▶ [SHORT TASK] Starting at the top of the listing, extract every line up to and including the one with "t_mark = 3429.87". Pictures stay out of the copy.

▶ [COLLECTED DATA]
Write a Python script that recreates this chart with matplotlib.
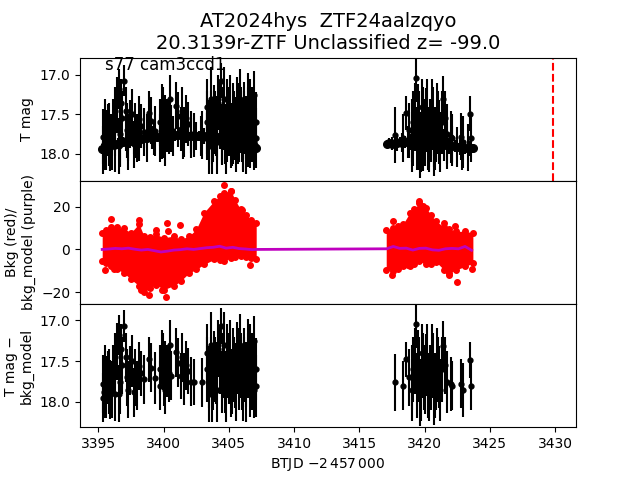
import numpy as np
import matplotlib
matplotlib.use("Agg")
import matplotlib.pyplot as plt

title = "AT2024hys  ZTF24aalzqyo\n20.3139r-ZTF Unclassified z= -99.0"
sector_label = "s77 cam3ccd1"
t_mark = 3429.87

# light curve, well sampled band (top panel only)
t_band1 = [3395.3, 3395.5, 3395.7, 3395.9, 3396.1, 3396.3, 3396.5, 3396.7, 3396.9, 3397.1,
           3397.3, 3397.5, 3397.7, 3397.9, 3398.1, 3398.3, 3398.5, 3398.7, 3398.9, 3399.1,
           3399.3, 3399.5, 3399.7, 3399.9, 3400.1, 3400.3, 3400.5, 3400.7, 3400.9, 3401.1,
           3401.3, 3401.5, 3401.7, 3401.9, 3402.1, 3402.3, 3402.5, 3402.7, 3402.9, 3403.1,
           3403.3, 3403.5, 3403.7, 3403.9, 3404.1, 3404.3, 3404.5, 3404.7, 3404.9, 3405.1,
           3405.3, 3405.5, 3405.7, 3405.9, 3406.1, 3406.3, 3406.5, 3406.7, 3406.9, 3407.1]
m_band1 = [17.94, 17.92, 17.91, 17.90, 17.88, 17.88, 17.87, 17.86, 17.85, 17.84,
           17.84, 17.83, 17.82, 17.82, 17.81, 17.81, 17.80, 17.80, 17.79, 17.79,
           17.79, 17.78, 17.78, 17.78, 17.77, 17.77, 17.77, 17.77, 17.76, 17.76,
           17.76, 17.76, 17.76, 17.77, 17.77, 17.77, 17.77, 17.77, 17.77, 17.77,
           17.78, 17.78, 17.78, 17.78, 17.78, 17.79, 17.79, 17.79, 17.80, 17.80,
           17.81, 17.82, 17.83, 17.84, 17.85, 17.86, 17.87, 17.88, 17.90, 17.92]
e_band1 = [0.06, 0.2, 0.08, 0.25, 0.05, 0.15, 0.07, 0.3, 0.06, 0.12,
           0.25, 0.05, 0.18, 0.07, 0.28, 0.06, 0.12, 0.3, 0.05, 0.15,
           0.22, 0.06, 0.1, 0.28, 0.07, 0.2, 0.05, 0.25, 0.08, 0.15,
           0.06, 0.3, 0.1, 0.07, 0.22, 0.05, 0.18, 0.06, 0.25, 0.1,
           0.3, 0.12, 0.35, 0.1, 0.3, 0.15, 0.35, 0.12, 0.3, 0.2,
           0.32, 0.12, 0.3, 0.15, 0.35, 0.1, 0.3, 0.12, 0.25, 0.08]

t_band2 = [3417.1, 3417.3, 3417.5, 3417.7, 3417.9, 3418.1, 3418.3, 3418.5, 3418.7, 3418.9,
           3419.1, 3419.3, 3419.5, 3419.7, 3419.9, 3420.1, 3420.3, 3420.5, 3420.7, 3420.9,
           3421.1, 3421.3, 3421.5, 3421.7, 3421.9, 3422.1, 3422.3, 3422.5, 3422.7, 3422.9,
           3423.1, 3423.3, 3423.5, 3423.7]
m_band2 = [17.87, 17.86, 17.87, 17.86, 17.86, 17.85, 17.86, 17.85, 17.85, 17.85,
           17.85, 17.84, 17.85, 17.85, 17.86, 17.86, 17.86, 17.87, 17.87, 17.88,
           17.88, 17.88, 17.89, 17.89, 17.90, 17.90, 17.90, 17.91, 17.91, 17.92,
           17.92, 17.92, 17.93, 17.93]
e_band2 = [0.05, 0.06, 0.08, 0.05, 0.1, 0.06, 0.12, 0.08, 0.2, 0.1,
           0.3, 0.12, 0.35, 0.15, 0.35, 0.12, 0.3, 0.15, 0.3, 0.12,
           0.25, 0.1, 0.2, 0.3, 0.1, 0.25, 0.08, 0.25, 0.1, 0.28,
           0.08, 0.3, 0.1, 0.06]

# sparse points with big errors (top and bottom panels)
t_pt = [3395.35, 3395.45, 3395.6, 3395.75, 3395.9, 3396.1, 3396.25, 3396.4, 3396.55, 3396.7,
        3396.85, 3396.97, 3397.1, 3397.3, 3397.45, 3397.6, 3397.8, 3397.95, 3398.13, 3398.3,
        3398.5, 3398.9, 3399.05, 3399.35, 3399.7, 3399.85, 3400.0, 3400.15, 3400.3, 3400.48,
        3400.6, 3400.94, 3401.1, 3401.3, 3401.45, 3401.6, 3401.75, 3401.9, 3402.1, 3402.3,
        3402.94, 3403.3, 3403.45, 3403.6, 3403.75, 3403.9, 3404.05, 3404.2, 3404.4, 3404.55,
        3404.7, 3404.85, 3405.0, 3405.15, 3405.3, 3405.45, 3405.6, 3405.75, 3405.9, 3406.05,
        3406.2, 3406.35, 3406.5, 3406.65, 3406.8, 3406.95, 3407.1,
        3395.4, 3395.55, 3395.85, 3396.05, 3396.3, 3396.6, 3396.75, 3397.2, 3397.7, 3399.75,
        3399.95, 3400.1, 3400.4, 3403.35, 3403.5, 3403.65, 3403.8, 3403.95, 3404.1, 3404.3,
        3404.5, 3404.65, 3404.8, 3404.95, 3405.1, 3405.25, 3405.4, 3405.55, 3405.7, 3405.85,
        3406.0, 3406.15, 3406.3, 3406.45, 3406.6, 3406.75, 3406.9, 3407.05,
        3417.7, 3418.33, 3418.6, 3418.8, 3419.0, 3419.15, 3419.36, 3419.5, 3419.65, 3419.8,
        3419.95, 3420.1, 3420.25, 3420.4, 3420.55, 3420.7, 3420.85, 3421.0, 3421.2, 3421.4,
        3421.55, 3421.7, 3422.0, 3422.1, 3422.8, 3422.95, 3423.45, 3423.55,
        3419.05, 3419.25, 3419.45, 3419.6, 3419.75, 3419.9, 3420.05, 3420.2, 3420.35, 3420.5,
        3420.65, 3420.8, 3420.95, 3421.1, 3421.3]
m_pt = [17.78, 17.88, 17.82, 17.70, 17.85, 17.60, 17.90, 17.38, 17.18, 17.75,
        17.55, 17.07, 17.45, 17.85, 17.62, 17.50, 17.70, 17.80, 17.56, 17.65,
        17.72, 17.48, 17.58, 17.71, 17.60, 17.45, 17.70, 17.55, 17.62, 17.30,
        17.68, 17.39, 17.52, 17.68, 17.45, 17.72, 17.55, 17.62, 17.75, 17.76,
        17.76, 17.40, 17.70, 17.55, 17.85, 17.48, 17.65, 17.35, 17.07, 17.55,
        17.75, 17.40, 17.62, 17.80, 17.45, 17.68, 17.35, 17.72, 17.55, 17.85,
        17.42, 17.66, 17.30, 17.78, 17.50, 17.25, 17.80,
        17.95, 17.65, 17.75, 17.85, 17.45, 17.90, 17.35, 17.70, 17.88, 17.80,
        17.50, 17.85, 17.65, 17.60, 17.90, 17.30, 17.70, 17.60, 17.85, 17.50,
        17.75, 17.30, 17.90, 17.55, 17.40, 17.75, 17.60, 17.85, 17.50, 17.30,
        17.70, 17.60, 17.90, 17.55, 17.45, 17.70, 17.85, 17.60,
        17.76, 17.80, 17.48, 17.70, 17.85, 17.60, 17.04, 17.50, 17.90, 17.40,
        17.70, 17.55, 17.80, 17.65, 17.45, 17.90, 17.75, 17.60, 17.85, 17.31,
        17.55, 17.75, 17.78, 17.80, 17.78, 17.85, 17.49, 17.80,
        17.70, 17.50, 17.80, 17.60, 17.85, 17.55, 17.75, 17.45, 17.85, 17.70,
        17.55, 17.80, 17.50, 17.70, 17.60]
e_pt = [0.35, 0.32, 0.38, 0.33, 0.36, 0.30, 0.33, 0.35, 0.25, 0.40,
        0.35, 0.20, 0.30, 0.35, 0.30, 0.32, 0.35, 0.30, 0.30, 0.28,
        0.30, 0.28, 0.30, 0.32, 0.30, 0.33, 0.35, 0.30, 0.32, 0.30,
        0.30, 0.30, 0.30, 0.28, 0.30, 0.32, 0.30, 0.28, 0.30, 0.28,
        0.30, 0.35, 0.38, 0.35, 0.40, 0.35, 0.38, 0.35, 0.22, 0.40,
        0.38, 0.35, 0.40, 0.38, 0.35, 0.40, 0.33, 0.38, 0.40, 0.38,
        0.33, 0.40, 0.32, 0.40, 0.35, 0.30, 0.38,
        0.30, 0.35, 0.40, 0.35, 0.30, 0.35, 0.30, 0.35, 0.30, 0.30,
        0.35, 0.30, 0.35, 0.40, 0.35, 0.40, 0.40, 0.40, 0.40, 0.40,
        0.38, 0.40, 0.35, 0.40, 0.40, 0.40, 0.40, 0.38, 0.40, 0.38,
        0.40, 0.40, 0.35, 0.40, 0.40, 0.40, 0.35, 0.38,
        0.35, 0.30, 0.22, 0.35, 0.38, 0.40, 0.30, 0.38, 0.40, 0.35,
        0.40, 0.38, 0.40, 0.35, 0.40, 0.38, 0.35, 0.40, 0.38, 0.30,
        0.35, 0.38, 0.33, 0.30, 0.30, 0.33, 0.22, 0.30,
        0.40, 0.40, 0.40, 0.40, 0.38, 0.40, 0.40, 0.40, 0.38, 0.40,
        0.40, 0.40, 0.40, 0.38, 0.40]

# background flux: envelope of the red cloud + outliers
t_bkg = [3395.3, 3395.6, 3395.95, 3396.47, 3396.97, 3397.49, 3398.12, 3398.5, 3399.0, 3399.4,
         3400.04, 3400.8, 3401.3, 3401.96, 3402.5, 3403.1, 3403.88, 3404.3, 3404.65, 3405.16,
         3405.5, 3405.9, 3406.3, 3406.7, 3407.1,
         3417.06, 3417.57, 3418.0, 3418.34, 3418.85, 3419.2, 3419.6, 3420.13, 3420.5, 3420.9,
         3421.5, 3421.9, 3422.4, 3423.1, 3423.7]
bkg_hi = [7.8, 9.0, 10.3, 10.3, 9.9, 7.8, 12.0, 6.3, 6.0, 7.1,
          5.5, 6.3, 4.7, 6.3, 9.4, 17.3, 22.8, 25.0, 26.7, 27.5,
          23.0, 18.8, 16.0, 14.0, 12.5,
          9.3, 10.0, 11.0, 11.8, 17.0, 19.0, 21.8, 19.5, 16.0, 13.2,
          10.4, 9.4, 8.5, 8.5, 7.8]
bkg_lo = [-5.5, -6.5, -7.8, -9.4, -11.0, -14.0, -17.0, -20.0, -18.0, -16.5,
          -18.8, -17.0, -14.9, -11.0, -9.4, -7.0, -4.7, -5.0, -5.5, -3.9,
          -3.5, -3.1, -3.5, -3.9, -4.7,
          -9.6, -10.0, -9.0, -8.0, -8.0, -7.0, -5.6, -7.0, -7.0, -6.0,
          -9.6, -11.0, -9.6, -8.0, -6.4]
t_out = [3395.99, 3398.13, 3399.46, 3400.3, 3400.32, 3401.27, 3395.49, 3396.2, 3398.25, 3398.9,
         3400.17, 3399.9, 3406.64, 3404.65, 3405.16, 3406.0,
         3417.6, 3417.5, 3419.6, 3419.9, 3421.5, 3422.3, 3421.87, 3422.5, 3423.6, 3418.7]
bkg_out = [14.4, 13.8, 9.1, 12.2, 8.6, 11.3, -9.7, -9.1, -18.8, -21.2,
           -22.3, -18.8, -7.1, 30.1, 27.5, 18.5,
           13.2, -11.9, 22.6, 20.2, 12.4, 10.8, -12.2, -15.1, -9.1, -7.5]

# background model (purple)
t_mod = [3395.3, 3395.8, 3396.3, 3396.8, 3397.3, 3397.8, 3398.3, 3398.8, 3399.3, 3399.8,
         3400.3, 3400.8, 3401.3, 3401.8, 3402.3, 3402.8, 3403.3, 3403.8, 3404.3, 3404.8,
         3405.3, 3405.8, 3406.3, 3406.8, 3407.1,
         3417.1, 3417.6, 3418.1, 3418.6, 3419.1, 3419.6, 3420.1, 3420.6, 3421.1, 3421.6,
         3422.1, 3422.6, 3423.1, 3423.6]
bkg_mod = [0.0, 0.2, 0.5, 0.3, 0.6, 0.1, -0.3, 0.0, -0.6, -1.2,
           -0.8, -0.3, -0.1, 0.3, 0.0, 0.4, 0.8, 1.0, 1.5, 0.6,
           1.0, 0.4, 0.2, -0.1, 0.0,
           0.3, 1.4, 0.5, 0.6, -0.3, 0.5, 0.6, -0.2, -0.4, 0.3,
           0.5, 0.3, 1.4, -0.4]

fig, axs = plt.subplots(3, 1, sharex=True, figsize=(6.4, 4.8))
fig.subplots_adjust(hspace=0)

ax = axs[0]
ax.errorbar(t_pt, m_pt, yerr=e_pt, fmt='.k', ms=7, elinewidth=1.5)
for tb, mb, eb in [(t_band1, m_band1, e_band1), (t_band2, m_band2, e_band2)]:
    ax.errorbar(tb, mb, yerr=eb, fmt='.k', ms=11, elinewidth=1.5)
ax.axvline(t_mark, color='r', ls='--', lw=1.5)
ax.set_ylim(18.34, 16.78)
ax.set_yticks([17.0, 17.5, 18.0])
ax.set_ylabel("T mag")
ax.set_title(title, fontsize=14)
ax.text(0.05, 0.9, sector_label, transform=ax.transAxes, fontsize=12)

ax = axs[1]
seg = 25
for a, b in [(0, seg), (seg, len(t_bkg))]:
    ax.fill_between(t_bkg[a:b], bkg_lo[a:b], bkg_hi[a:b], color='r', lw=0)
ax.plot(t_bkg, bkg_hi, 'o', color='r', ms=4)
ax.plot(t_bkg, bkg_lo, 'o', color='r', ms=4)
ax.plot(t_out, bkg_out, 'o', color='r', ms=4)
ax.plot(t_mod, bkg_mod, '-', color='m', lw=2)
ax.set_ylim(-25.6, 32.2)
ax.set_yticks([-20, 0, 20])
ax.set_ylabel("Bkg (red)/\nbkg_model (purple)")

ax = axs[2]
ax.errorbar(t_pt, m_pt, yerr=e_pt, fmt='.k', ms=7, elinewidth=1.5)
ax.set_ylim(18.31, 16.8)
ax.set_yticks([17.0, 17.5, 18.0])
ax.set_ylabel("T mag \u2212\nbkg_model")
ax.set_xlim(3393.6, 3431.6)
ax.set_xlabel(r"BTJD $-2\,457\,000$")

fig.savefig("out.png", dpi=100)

▶ [FULL OUTPUT]
Write a Python script that recreates this chart with matplotlib.
import numpy as np
import matplotlib
matplotlib.use("Agg")
import matplotlib.pyplot as plt

title = "AT2024hys  ZTF24aalzqyo\n20.3139r-ZTF Unclassified z= -99.0"
sector_label = "s77 cam3ccd1"
t_mark = 3429.87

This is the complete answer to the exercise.